A soldier, who told told journalists in Kramatorsk he was a member of Ukraine's 25th paratrooper division from Dnipropetrovsk, that he and his fellow troops had not been fed on their own base for three days.

"All the soldiers and the officers are here. We are all boys who won't shoot our own people," said the soldier, whose uniform did not have any identifying markings on it.

"They're feeding us here. Who do you think we are going to fight for?"

Some Kramatorsk locals gave tea and food to the Ukrainian soldiers, who appeared dirty and tired and said they had been on "exercises" for four days.

A civilian in Kramatorsk who identified himself as Felix said he had seen Ukrainian forces give up their vehicles to armed pro-Russian separatists.

A YouTube video showing vehicles with the same markings appeared to show Ukrainian troops peacefully abandoning their vehicles to heavily armed pro-Russian separatists.

An armed, pro-Russian activist calling himself Balu said the Ukrainian soldiers had switched sides.

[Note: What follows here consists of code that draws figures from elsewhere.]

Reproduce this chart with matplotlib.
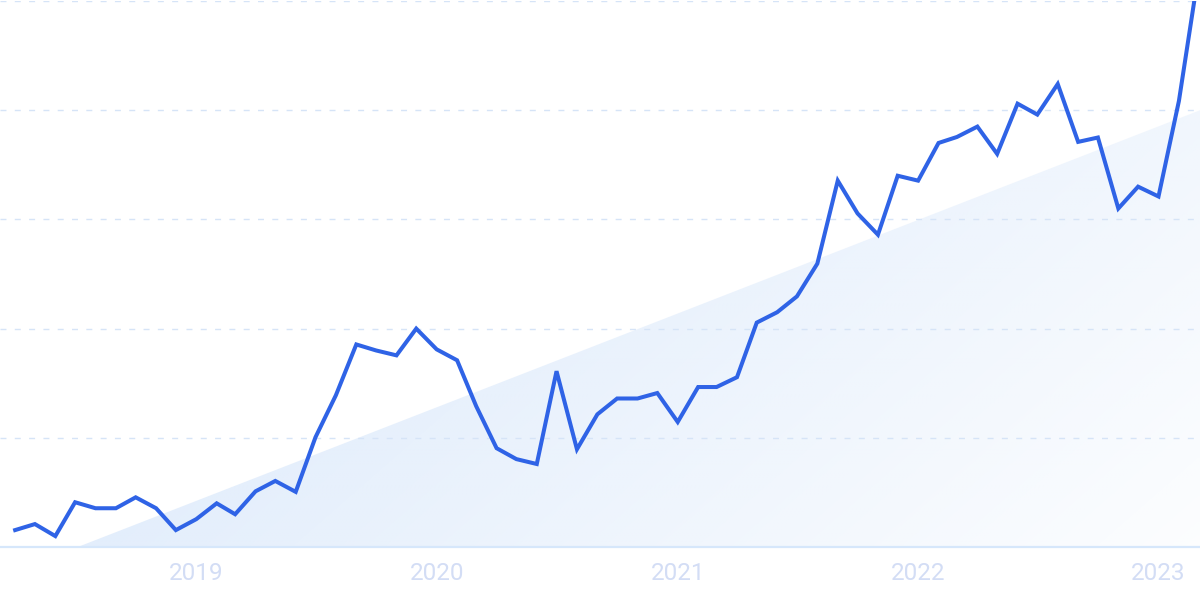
import numpy as np
import pandas as pd
import matplotlib
matplotlib.use("Agg")
import matplotlib.pyplot as plt
from matplotlib.dates import YearLocator, DateFormatter
from matplotlib.patches import Polygon

# monthly index values, Apr 2018 - Mar 2023 (0-100 scale)
months = pd.date_range("2018-04-01", "2023-03-01", freq="MS")
values = [3.1, 4.2, 2.0, 8.2, 7.1, 7.1, 9.1, 7.1, 3.1, 5.1,
          8.0, 6.0, 10.2, 12.1, 10.1, 20.1, 27.8, 37.1, 36.0, 35.1,
          40.0, 36.2, 34.2, 25.8, 18.1, 16.1, 15.2, 32.2, 17.9, 24.3,
          27.2, 27.2, 28.2, 22.9, 29.3, 29.3, 31.1, 41.1, 43.0, 45.9,
          51.9, 67.1, 61.1, 57.2, 68.0, 67.1, 74.0, 75.1, 77.0, 72.0,
          81.2, 79.2, 84.8, 74.2, 75.0, 62.0, 66.0, 64.2, 81.7, 103.7]

# trend band under the line
trend_dates = pd.to_datetime(["2018-07-05", "2023-03-05"])
trend_vals = [0, 80]

xmin = pd.Timestamp("2018-03-09")
xmax = pd.Timestamp("2023-03-05")

plt.rcParams['lines.scale_dashes'] = False
fig = plt.figure(figsize=(12, 5.99), dpi=100)
ax = fig.add_axes([0, 0.0868, 1, 0.9115])

# gradient triangle for the trend
x0 = matplotlib.dates.date2num(xmin)
x1 = matplotlib.dates.date2num(xmax)
u = np.linspace(0, 1, 300)
v = np.linspace(0, 1, 150)
U, V = np.meshgrid(u, v)
inten = np.clip(1.063 - 0.963 * U + 0.5 * V, 0, 1)
img = np.zeros((150, 300, 4))
img[..., 0] = 227 / 255
img[..., 1] = 238 / 255
img[..., 2] = 252 / 255
img[..., 3] = inten
im = ax.imshow(img, extent=[x0, x1, 0, 100], origin="lower",
               aspect="auto", zorder=1, interpolation="bilinear")
tx = matplotlib.dates.date2num(trend_dates)
tri = Polygon([(tx[0], trend_vals[0]), (tx[1], trend_vals[1]), (tx[1], 0)],
              closed=True, facecolor="none", edgecolor="none")
ax.add_patch(tri)
im.set_clip_path(tri)

for g in [20, 40, 60, 80, 100]:
    ax.axhline(g, color="#d6e4f7", lw=1.0, dashes=(4.3, 6), zorder=2)

ax.plot(months, values, color="#2f63e6", lw=2.9, zorder=3,
        solid_joinstyle="miter")

ax.set_xlim(xmin, xmax)
ax.set_ylim(0, 100)
ax.xaxis.set_major_locator(YearLocator())
ax.xaxis.set_major_formatter(DateFormatter("%Y"))
ax.tick_params(axis="x", length=0, pad=11, colors="#d3ddf5")
for lab in ax.get_xticklabels():
    lab.set_family(["Liberation Sans Narrow", "Roboto", "DejaVu Sans"])
    lab.set_fontsize(17.5)
ax.set_yticks([])
for s in ["top", "left", "right"]:
    ax.spines[s].set_visible(False)
ax.spines["bottom"].set_color("#d6e7fb")
ax.spines["bottom"].set_linewidth(1.6)
ax.set_facecolor("white")

fig.savefig("out.png", dpi=100)
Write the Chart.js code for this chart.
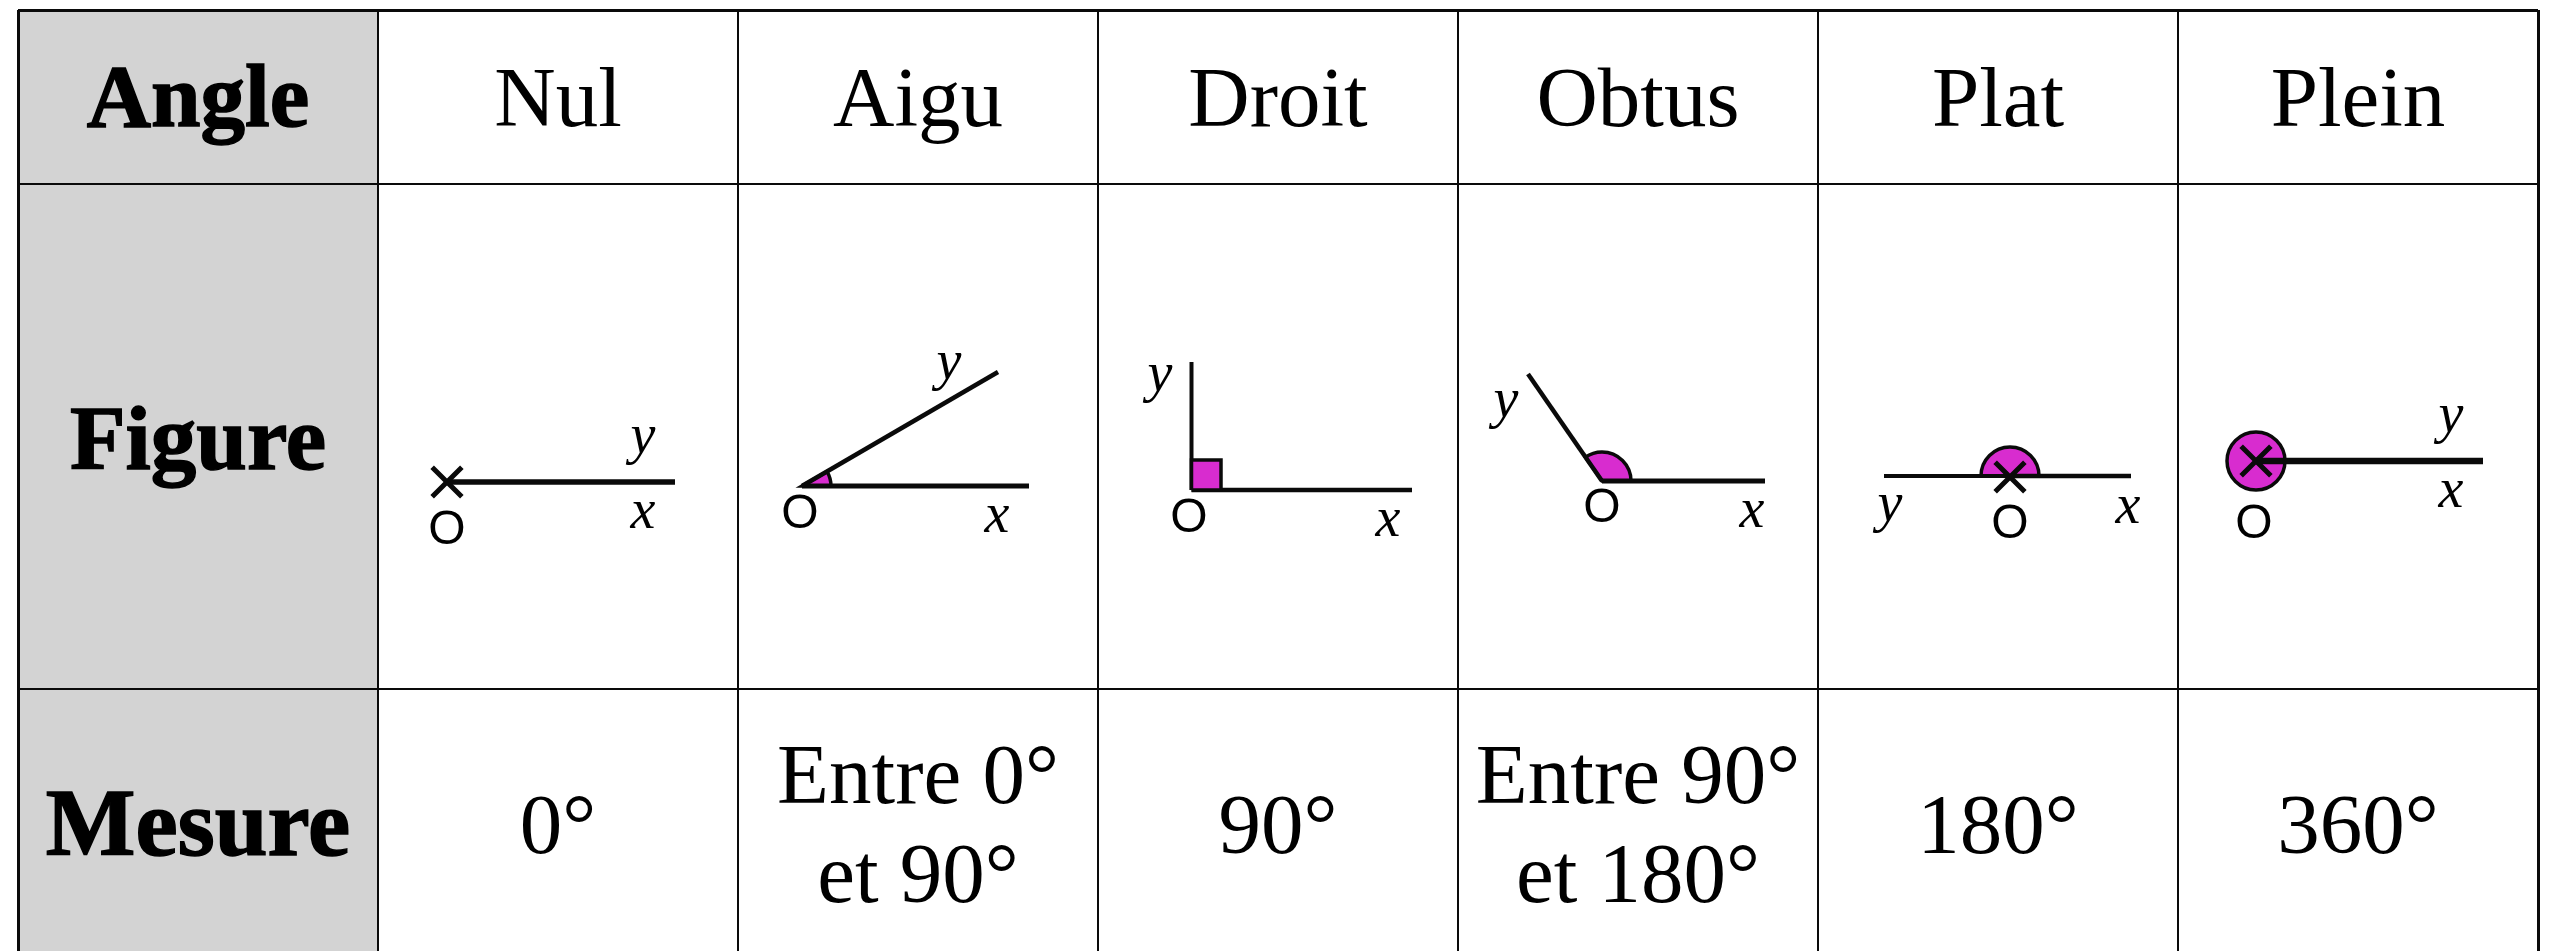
<!DOCTYPE html>
<html lang="fr">
<head>
<meta charset="utf-8">
<title>Angles</title>
<style>html,body{margin:0;padding:0;background:#fff}canvas{display:block}</style>
<script src="https://cdn.jsdelivr.net/npm/chart.js@4"></script>
</head>
<body>
<canvas id="c" width="2553" height="951"></canvas>
<script>
// Table structure
const columnEdges = [0, 360, 720, 1080, 1440, 1800, 2160, 2520];
const rowEdges = [0, 174, 679];
const rowHeaders = ["Angle", "Figure", "Mesure"];
const rowHeaderBaselines = [116, 459, 845];
const rowHeaderSizes = [89, 91, 95];
const angleNames = ["Nul", "Aigu", "Droit", "Obtus", "Plat", "Plein"];
const measureLines = [["0°"], ["Entre 0°", "et 90°"], ["90°"], ["Entre 90°", "et 180°"], ["180°"], ["360°"]];
const nameBaseline = 116;
const singleLineBaseline = 843;
const doubleLineBaselines = [793, 892];

// Figures (one entry per angle, in table units)
const vertexX = [429, 784, 1173.5, 1584, 1992, 2238];
const vertexY = [472, 476, 480, 471, 466, 451];
const rayXEndX = [657, 1011, 1394, 1747, 2113, 2465];
const rayXEndY = [472, 476, 480, 471, 466, 451];
const rayYEndX = [null, 980, 1173.5, 1510, 1866, null];
const rayYEndY = [null, 362, 352, 364, 466, null];
const rayWidths = [5.5, 5, 4.5, 5, 4.5, 6.5];
const angleDegrees = [0, 30, 90, 125, 180, 360];
const wedgeRadius = [0, 29, 0, 29, 29, 29];
const squareCornerX = [1173.5, 1203, 1203, 1173.5, 1173.5];
const squareCornerY = [480, 480, 450, 450, 480];
const crossX = [429, 1992, 2238];
const crossY = [472, 467, 451];
const labelOX = [429, 782, 1171, 1584, 1992, 2236];
const labelOY = [534, 518, 522, 512, 528, 528];
const labelXX = [625, 979, 1370, 1734, 2110, 2433];
const labelXY = [518, 522, 526, 517, 513, 497];
const labelYX = [625, 931, 1142, 1488, 1872, 2433];
const labelYY = [443, 369, 381, 407, 511, 422];

const INK = "#0a0a0a", MAGENTA = "#d82ccf", GREY = "#d3d3d3";
const SERIF = '"Liberation Serif", "Times New Roman", serif';
const SANS = '"Liberation Sans", Arial, sans-serif';

const datasets = [];
angleNames.forEach((name, i) => {
  datasets.push({
    label: name + " x",
    data: [{x: vertexX[i], y: vertexY[i]}, {x: rayXEndX[i], y: rayXEndY[i]}],
    borderWidth: rayWidths[i]
  });
  if (rayYEndX[i] !== null) {
    datasets.push({
      label: name + " y",
      data: [{x: vertexX[i], y: vertexY[i]}, {x: rayYEndX[i], y: rayYEndY[i]}],
      borderWidth: rayWidths[i] - 0.5
    });
  }
});
datasets.forEach(d => Object.assign(d, {showLine: true, pointRadius: 0, borderColor: INK, fill: false, tension: 0}));
datasets.unshift({
  label: "Droit square",
  data: squareCornerX.map((x, i) => ({x, y: squareCornerY[i]})),
  showLine: true, pointRadius: 0, borderColor: INK, borderWidth: 3.5,
  backgroundColor: MAGENTA, fill: "shape", tension: 0
});
datasets.push({
  label: "Sommet",
  data: crossX.map((x, i) => ({x, y: crossY[i]})),
  showLine: false, pointStyle: "crossRot", pointRadius: 21,
  pointBorderColor: INK, pointBorderWidth: 5, borderColor: INK
});

const tablePlugin = {
  id: "table",
  beforeDraw(chart) {
    const {ctx, scales: {x, y}} = chart;
    ctx.save();
    ctx.fillStyle = "#fff";
    ctx.fillRect(0, 0, chart.width, chart.height);
    ctx.fillStyle = GREY;
    ctx.fillRect(x.getPixelForValue(columnEdges[0]), y.getPixelForValue(0),
      x.getPixelForValue(columnEdges[1]) - x.getPixelForValue(columnEdges[0]), chart.height);
    ctx.restore();
  },
  beforeDatasetsDraw(chart) {
    const {ctx, scales: {x, y}} = chart;
    ctx.save();
    angleNames.forEach((_, i) => {
      if (!wedgeRadius[i]) return;
      const cx = x.getPixelForValue(vertexX[i]), cy = y.getPixelForValue(vertexY[i]);
      ctx.beginPath();
      const a = angleDegrees[i] * Math.PI / 180;
      if (angleDegrees[i] < 360) ctx.moveTo(cx, cy);
      ctx.arc(cx, cy, wedgeRadius[i], 0, -a, true);
      ctx.closePath();
      ctx.fillStyle = MAGENTA;
      ctx.fill();
      ctx.lineWidth = 3.5;
      ctx.strokeStyle = INK;
      ctx.stroke();
    });
    ctx.restore();
  },
  afterDraw(chart) {
    const {ctx, scales: {x, y}} = chart;
    const text = (s, vx, vy, font) => {
      ctx.font = font;
      ctx.fillText(s, x.getPixelForValue(vx), y.getPixelForValue(vy));
    };
    const mid = c => (columnEdges[c] + columnEdges[c + 1]) / 2;
    ctx.save();
    ctx.fillStyle = "#000";
    ctx.textAlign = "center";
    ctx.textBaseline = "alphabetic";
    rowHeaders.forEach((s, i) => {
      text(s, mid(0), rowHeaderBaselines[i], `bold ${rowHeaderSizes[i]}px ${SERIF}`);
      ctx.lineWidth = 1.5;
      ctx.strokeStyle = "#000";
      ctx.strokeText(s, x.getPixelForValue(mid(0)), y.getPixelForValue(rowHeaderBaselines[i]));
    });
    angleNames.forEach((s, i) => {
      text(s, mid(i + 1), nameBaseline, `85px ${SERIF}`);
      const lines = measureLines[i];
      if (lines.length === 1) text(lines[0], mid(i + 1), singleLineBaseline, `85px ${SERIF}`);
      else lines.forEach((l, k) => text(l, mid(i + 1), doubleLineBaselines[k], `85px ${SERIF}`));
      text("O", labelOX[i], labelOY[i], `48px ${SANS}`);
      text("x", labelXX[i], labelXY[i], `italic 56px ${SERIF}`);
      text("y", labelYX[i], labelYY[i], `italic 56px ${SERIF}`);
    });
    ctx.restore();
  }
};

new Chart(document.getElementById("c"), {
  type: "scatter",
  data: {datasets},
  plugins: [tablePlugin],
  options: {
    responsive: false,
    animation: false,
    events: [],
    layout: {autoPadding: false, padding: {left: 18, top: 10, right: 15, bottom: 0}},
    plugins: {legend: {display: false}, tooltip: {enabled: false}, title: {display: false}},
    scales: {
      x: {
        type: "linear", min: 0, max: 2520,
        afterBuildTicks: s => { s.ticks = columnEdges.map(value => ({value})); },
        ticks: {display: false},
        border: {display: false},
        grid: {color: INK, lineWidth: c => (c.index === 0 || c.index === columnEdges.length - 1) ? 3 : 2, drawTicks: false}
      },
      y: {
        type: "linear", min: 0, max: 941, reverse: true,
        afterBuildTicks: s => { s.ticks = rowEdges.map(value => ({value})); },
        ticks: {display: false},
        border: {display: false},
        grid: {color: INK, lineWidth: c => c.index === 0 ? 3 : 2, drawTicks: false}
      }
    }
  }
});
</script>
</body>
</html>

"Ukrainian military vehicles, which were on their way to suppress the riot in Slaviansk, were stopped by the people in Kramatorsk, they were blocked," he said.

"The people asked us to come. We came there and the paratroopers' battalion joined us."

A spokesman for the pro-Russian separatists in Slaviansk said the Ukrainians had given up after talks. It was not clear whether there was any threat of force.

Ukraine's defence minister, Myhailo Koval, was travelling to the Donetsk region to establish what was happening, deputy prime minister Vitaly Yarema told journalists in Kiev.

"At the start there was information that the armoured personnel carriers entered the town within the framework of the counter-terrorist operation, but their subsequent fate... " Mr Yarema said without finishing his sentence.

Meanwhile, NATO said it had decided on a series of immediate steps to reinforce its forces in eastern Europe because of the Ukraine crisis.

"You will see deployments at sea, in the air, on land to take place immediately, that means within days," NATO secretary-general Anders Fogh Rasmussen said.

NATO fighter aircraft will fly more sorties over the Baltic region, allied ships will deploy to the Baltic sea, the eastern Mediterranean and elsewhere, and allied military staff will be sent out to improve NATO's preparedness, training and exercises.

NATO Supreme Allied Commander General Philip Breedlove says the measures are purely defensive.

"We need to now take measures to assure our allies of our complete commitment to our Article 5 collective defence and that's what these measures today are about," he said.

Representatives of the US, EU, Ukraine and Russia are now flying into Geneva for talks to resolve the situation.